Hubby has been hinting that he wanted to see Matilda the Musical for quite some time, so for Christmas I bought us tickets to go and see it at the Cambridge Theatre in London.
Apart from the fact that we got a little lost trying to find it, we arrived in plenty of time, getting to take in all the nods to the popular Roald Dahl book throughout the theatre.
It was the stage that provided the real “Wow” factor though, as it was covered from floor to ceiling in hundreds of books, spelling out words from the story.
Matilda the Musical is an extraordinary play about an extraordinary little girl.
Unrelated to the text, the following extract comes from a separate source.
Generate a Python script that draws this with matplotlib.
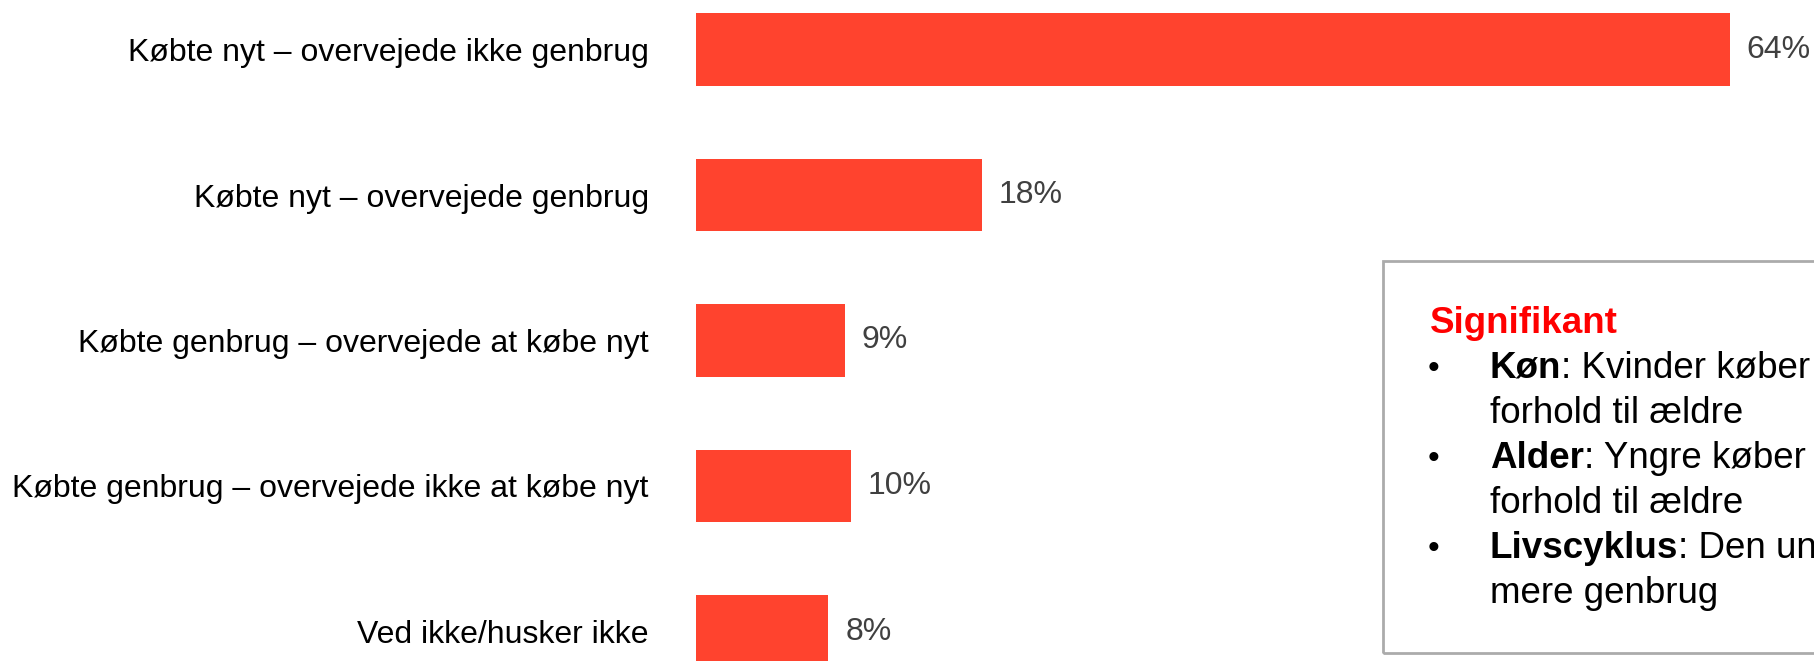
import matplotlib
matplotlib.use("Agg")
import matplotlib.pyplot as plt
from matplotlib.patches import Rectangle

plt.rcParams['font.family'] = ['Liberation Sans', 'DejaVu Sans']

# data
categories = [
    'Købte nyt – overvejede ikke genbrug',
    'Købte nyt – overvejede genbrug',
    'Købte genbrug – overvejede at købe nyt',
    'Købte genbrug – overvejede ikke at købe nyt',
    'Ved ikke/husker ikke',
]
values = [64.0, 17.7, 9.2, 9.6, 8.2]
value_labels = ['64%', '18%', '9%', '10%', '8%']

box_title = 'Signifikant'
box_items = [
    ('Køn', ': Kvinder køber mere', 'forhold til ældre'),
    ('Alder', ': Yngre køber mere', 'forhold til ældre'),
    ('Livscyklus', ': Den unge', 'mere genbrug'),
]

BAR_COLOR = '#FF432E'
W, H, DPI = 1814, 661, 100

fig = plt.figure(figsize=(W / DPI, H / DPI), dpi=DPI)

# axes starts where the bars start, spans full height (last bar is cut off)
x0 = 696
px_per_unit = (1730 - x0) / 64.0
ax = fig.add_axes([x0 / W, 0, 1 - x0 / W, 1])
ypos = list(range(len(categories)))
ax.barh(ypos, values, height=0.5, color=BAR_COLOR)
ax.set_xlim(0, (W - x0) / px_per_unit)
spacing = 145.5
ax.set_ylim((H - 49.5) / spacing, -49.5 / spacing)

ax.set_yticks(ypos)
ax.set_yticklabels(categories, fontsize=23, color='black')
ax.tick_params(axis='y', length=0, pad=34)
ax.set_xticks([])
for s in ax.spines.values():
    s.set_visible(False)

ax.bar_label(ax.containers[0], labels=value_labels, padding=12,
             fontsize=23, color='#404040')

# note box on the right, runs past the right edge
def fx(px):
    return px / W

def fy(py):
    return 1 - py / H

box = Rectangle((fx(1383), fy(653)), fx(W + 50) - fx(1383), fy(261) - fy(653),
                transform=fig.transFigure, fill=False, edgecolor='#ABABAB',
                linewidth=2, clip_on=False)
fig.patches.append(box)

FS = 26.5
fig.text(fx(1430), fy(333), box_title, color='#FF0000', fontsize=FS,
         fontweight='bold', va='baseline')

renderer = fig.canvas.get_renderer()
base = 378
for bold, rest, line2 in box_items:
    fig.text(fx(1428), fy(base), '•', fontsize=24, va='baseline')
    t = fig.text(fx(1490), fy(base), bold, fontsize=FS, fontweight='bold',
                 va='baseline')
    bb = t.get_window_extent(renderer)
    fig.text(bb.x1 / W, fy(base), rest, fontsize=FS, va='baseline')
    fig.text(fx(1490), fy(base + 45), line2, fontsize=FS, va='baseline')
    base += 90

fig.savefig('out.png', dpi=DPI)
Matilda is my favourite Roald Dahl book, full of magic, dark humour and larger-than-life characters, which transfers perfectly to stage.
Neglected and under-appreciated by her self-involved parents, Matilda, played by the outstanding Zaris-Angel Hator, finds comfort in the escapism of books.
Matilda’s parents and older brother are hilariously self-indulgent and Matilda’s tricks on her father are brilliant and include the hair dye swap – well, sometimes you have to be a little bit naughty, don’t you?
It is not until Matilda starts at Crunchem Hall school and meets the kind and equally downtrodden Miss Honey,who recognises her remarkable abilities, and the fabulously fearsome headmistress Miss Trunchbull.
Most of my favourite scenes are there with Miss Trunchbull swinging Amanda Thripp by her pigtails (I still don’t know how they did it), Bruce Bogtrotter’s cake punishment and of course the infamous “Chokey”.
The show kept you on the edge of your seat from beginning to end as it is full of rambunctious fun and wicked wit. With childhood pranks, a sports lesson with some impressive vaulting from the kids, a classroom that appears from the floor and the most beautiful scene that involved the children soaring towards the audience on giant swings.
For a cast that features mainly youngsters, the singing, dancing and acting was on point and we left the theatre humming its tunes and feeling genuinely uplifted by the happy ever after ending.
The show is suitable for children aged 6 and over, although I think Eliza would have been terrified by Miss Trunchbull, I know Isaac would have loved it and we plan on taking him to see it soon.